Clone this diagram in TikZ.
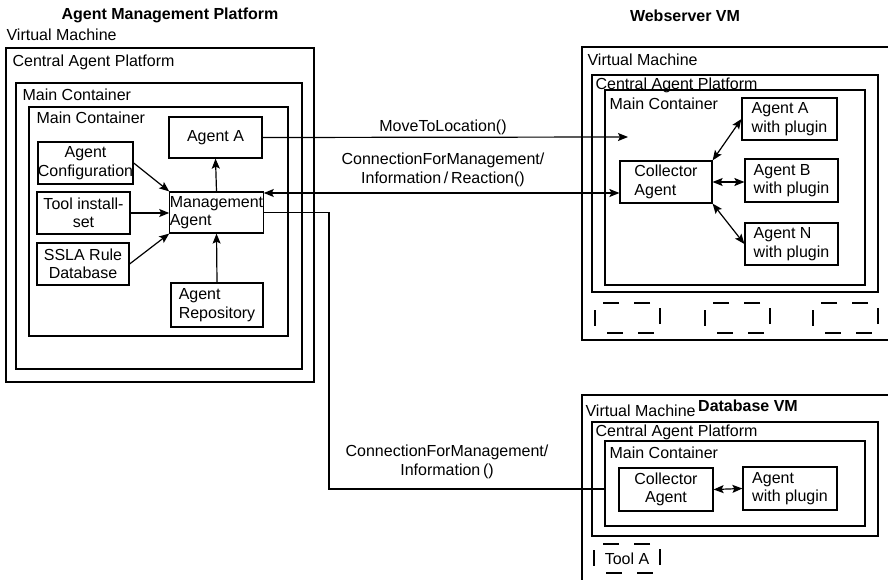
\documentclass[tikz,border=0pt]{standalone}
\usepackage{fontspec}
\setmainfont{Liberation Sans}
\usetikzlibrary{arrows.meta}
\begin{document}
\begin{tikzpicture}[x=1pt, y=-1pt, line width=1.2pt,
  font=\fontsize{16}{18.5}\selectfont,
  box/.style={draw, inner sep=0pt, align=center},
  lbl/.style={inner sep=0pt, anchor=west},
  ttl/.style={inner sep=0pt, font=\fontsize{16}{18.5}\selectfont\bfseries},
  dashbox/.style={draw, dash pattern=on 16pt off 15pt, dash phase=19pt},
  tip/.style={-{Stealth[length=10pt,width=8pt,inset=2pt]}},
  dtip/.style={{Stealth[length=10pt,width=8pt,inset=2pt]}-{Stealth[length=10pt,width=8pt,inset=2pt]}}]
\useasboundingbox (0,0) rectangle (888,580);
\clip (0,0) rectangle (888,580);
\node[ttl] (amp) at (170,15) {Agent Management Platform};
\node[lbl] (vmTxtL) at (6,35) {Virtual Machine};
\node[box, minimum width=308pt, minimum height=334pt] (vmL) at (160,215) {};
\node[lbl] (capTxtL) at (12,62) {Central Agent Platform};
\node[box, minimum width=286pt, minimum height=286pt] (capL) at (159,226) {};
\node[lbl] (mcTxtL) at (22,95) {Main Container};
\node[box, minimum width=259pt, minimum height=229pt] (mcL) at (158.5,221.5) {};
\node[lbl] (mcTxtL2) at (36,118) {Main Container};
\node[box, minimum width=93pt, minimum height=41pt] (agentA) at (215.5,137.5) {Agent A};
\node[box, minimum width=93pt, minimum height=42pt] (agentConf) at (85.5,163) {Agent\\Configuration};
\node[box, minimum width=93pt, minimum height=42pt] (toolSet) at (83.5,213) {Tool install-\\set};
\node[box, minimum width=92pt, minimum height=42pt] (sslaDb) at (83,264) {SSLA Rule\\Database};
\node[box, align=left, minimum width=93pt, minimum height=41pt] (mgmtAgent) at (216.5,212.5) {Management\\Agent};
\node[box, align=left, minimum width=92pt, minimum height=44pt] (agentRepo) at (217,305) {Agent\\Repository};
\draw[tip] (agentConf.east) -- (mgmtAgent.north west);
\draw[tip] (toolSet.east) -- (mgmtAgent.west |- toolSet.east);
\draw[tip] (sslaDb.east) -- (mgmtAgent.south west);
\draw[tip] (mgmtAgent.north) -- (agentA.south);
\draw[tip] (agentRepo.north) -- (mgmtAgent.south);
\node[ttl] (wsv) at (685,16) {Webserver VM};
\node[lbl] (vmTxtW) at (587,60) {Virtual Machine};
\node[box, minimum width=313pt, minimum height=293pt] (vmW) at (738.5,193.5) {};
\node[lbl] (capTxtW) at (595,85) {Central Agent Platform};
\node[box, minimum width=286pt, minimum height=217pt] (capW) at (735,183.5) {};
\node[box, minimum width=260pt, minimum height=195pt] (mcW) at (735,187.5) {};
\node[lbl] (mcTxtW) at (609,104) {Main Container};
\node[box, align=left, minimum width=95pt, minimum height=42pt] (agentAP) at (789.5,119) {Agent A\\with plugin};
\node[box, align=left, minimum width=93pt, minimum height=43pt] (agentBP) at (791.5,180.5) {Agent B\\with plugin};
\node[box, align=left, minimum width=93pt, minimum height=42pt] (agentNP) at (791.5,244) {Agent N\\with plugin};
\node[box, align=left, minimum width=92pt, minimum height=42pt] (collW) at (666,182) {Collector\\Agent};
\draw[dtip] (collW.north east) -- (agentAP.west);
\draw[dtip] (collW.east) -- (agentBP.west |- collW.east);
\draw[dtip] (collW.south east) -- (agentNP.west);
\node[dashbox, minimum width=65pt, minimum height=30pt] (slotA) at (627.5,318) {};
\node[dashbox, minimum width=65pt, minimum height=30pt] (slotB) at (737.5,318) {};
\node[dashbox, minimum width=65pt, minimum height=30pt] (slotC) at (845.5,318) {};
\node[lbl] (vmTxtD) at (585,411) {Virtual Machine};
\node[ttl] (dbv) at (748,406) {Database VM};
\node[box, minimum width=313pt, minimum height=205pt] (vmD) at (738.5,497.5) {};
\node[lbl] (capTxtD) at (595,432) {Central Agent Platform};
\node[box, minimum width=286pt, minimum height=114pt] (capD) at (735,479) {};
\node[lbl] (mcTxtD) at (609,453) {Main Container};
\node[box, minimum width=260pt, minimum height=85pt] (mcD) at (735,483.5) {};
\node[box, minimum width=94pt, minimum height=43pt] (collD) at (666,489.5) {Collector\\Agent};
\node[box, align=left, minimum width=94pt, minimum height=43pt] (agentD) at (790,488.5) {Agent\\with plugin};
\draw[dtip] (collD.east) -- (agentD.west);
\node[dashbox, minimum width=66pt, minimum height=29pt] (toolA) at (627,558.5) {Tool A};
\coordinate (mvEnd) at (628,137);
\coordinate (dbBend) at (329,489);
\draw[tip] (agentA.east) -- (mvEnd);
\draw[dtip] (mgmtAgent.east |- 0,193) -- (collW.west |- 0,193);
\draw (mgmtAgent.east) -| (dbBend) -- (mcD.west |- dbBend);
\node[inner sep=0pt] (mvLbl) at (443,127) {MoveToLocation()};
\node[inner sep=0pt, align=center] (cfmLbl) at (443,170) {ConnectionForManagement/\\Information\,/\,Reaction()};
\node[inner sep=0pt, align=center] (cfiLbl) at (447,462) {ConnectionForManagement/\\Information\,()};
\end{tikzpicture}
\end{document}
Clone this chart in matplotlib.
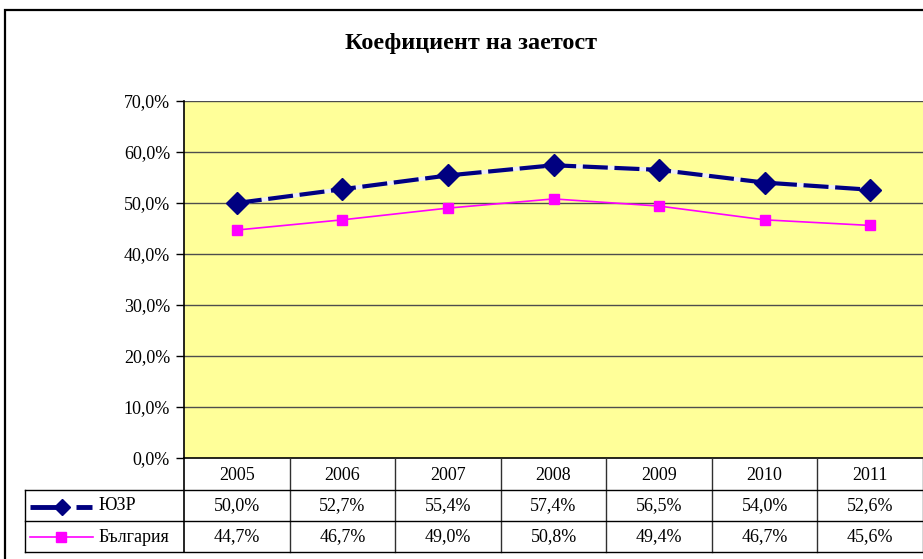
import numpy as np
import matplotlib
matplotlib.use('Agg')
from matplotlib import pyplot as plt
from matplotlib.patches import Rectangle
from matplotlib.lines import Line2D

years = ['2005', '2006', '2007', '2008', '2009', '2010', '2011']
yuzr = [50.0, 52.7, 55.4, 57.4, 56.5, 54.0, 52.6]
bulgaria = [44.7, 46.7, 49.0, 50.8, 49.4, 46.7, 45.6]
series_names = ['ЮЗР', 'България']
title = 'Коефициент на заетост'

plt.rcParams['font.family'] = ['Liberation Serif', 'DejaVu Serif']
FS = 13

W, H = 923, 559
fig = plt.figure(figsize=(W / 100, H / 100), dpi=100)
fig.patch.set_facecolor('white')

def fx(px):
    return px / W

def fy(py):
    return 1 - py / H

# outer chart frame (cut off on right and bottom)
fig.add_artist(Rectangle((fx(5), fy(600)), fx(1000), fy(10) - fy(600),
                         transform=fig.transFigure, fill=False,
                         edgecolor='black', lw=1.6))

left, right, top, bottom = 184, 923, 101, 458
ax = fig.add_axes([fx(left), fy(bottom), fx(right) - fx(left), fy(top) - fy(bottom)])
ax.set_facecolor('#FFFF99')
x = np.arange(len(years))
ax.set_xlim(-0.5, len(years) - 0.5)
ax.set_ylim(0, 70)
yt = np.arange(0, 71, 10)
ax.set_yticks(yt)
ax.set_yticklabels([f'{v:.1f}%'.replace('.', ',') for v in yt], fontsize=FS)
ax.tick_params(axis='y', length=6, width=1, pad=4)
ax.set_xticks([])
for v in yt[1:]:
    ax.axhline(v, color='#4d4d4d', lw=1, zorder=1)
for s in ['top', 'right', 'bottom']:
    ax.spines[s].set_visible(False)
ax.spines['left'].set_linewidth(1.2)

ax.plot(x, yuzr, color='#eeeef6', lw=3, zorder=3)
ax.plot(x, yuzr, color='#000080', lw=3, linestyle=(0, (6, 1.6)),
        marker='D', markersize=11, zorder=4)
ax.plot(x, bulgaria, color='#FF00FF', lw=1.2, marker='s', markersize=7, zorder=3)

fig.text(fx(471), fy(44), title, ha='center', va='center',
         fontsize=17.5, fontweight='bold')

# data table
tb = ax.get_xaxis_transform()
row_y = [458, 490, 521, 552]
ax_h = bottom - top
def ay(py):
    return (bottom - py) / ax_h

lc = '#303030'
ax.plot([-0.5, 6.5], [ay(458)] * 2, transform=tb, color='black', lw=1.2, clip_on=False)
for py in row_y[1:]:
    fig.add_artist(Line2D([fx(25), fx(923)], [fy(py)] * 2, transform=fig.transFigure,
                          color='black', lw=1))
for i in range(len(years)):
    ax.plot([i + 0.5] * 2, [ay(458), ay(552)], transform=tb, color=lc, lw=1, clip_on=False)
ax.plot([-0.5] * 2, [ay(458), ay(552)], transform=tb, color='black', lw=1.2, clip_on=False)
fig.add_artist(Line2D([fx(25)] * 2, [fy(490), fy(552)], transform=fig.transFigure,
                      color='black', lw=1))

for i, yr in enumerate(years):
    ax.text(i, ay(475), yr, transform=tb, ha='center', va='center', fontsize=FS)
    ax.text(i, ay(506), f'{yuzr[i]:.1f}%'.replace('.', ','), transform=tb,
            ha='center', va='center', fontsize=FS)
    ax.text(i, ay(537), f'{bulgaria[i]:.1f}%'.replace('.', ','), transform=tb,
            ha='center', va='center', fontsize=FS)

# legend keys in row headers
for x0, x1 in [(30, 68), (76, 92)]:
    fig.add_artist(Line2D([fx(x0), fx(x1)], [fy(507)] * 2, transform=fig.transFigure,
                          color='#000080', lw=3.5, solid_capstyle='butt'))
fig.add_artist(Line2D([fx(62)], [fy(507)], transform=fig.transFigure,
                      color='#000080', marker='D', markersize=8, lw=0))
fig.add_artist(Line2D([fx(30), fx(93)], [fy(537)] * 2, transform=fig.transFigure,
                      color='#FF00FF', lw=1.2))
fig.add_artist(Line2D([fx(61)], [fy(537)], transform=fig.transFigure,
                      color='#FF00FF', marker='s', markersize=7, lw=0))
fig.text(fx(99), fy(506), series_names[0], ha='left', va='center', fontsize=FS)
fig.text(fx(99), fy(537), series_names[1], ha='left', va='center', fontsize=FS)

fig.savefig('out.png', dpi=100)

### [What you have to do]
Which lines in the listing above hold the word "chart"? Show each of them.

### [Exercise output]
Clone this chart in matplotlib.
# outer chart frame (cut off on right and bottom)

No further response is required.